▸ **Exercise input**:
## START

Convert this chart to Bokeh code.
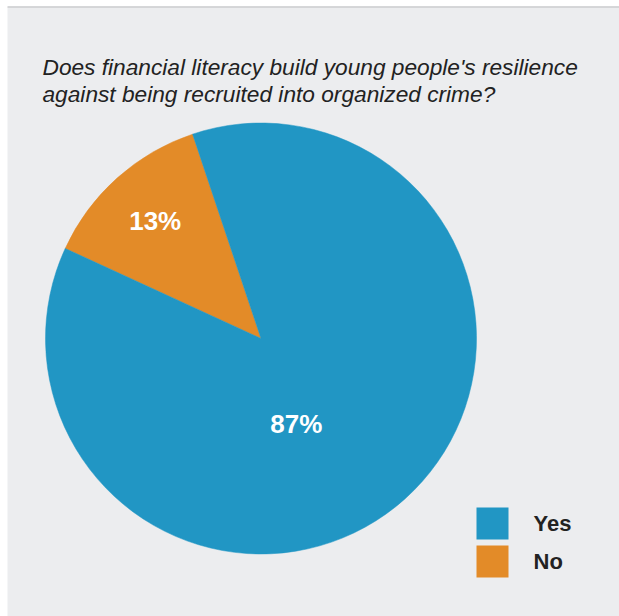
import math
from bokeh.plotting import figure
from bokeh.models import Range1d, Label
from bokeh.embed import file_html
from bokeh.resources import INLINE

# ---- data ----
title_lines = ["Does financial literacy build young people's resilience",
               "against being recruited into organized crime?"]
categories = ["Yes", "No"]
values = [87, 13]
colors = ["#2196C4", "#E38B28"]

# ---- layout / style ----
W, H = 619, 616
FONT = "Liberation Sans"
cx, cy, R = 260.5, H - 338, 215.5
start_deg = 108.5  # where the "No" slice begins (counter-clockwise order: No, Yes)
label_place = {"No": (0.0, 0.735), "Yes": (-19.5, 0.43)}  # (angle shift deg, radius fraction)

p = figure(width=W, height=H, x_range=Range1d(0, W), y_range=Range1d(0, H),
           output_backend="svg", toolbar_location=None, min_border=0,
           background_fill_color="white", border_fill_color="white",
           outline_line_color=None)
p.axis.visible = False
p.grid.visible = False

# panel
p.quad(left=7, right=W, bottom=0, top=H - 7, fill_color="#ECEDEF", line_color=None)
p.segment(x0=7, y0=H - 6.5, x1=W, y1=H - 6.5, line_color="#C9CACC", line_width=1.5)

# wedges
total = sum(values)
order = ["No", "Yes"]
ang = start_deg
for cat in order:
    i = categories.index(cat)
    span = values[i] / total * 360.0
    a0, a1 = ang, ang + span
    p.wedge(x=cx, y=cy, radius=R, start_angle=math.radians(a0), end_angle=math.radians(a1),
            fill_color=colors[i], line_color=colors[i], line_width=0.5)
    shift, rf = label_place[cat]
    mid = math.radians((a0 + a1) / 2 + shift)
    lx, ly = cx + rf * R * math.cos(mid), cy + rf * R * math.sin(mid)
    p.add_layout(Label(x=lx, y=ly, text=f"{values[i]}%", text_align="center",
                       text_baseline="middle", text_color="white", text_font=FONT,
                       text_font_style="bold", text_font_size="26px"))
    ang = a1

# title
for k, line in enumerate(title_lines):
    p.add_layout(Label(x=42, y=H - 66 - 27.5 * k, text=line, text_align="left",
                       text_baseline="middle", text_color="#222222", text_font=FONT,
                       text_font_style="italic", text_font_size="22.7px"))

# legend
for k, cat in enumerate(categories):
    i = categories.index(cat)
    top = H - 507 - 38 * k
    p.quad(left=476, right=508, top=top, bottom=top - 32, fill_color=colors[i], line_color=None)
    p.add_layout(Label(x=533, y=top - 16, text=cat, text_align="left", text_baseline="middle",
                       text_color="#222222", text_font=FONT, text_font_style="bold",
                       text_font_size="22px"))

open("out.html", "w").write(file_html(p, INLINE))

## END
## START

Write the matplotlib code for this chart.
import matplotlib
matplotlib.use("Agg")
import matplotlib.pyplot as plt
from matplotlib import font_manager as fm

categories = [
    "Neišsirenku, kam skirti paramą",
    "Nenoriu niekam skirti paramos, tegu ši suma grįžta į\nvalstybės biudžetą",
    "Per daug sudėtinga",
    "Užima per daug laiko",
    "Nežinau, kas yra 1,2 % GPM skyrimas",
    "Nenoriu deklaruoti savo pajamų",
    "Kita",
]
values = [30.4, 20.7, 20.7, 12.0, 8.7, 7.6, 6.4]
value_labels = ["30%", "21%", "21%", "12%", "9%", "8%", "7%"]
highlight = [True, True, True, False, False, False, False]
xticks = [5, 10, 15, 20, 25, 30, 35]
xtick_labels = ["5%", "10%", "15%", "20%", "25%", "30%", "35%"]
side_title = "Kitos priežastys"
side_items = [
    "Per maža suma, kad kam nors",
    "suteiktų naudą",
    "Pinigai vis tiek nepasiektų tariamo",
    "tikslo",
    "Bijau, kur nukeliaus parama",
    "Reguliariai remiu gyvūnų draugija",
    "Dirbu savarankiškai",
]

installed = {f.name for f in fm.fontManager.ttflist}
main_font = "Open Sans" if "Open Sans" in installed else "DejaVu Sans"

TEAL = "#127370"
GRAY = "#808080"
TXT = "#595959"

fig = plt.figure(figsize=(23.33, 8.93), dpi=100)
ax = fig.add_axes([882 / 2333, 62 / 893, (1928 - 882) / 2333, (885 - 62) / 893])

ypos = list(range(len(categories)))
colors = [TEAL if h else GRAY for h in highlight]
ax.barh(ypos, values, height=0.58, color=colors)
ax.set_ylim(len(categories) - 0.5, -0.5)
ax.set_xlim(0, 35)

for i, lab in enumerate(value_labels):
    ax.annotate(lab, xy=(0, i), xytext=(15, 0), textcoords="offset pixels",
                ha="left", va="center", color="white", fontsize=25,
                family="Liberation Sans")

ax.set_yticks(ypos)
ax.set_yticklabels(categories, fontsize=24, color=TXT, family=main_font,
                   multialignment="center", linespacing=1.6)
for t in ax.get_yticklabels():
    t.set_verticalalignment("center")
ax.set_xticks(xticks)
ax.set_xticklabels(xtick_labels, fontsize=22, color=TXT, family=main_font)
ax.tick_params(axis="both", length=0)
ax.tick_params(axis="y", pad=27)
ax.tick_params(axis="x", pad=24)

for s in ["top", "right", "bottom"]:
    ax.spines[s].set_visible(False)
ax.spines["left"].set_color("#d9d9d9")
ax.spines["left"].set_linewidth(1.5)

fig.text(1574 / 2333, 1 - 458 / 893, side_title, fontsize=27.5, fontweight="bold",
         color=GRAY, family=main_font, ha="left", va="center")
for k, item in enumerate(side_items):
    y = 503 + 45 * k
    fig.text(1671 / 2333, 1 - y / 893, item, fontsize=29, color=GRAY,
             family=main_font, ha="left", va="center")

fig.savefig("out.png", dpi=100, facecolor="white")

## END

▸ **What needs to be done**: Copy the lines above exactly, starting with the line that contains "Convert this chart to Bokeh code." and ending with the line that contains "from bokeh.resources import INLINE", and leave out any pictures.

▸ **Exercise answer**:
Convert this chart to Bokeh code.
import math
from bokeh.plotting import figure
from bokeh.models import Range1d, Label
from bokeh.embed import file_html
from bokeh.resources import INLINE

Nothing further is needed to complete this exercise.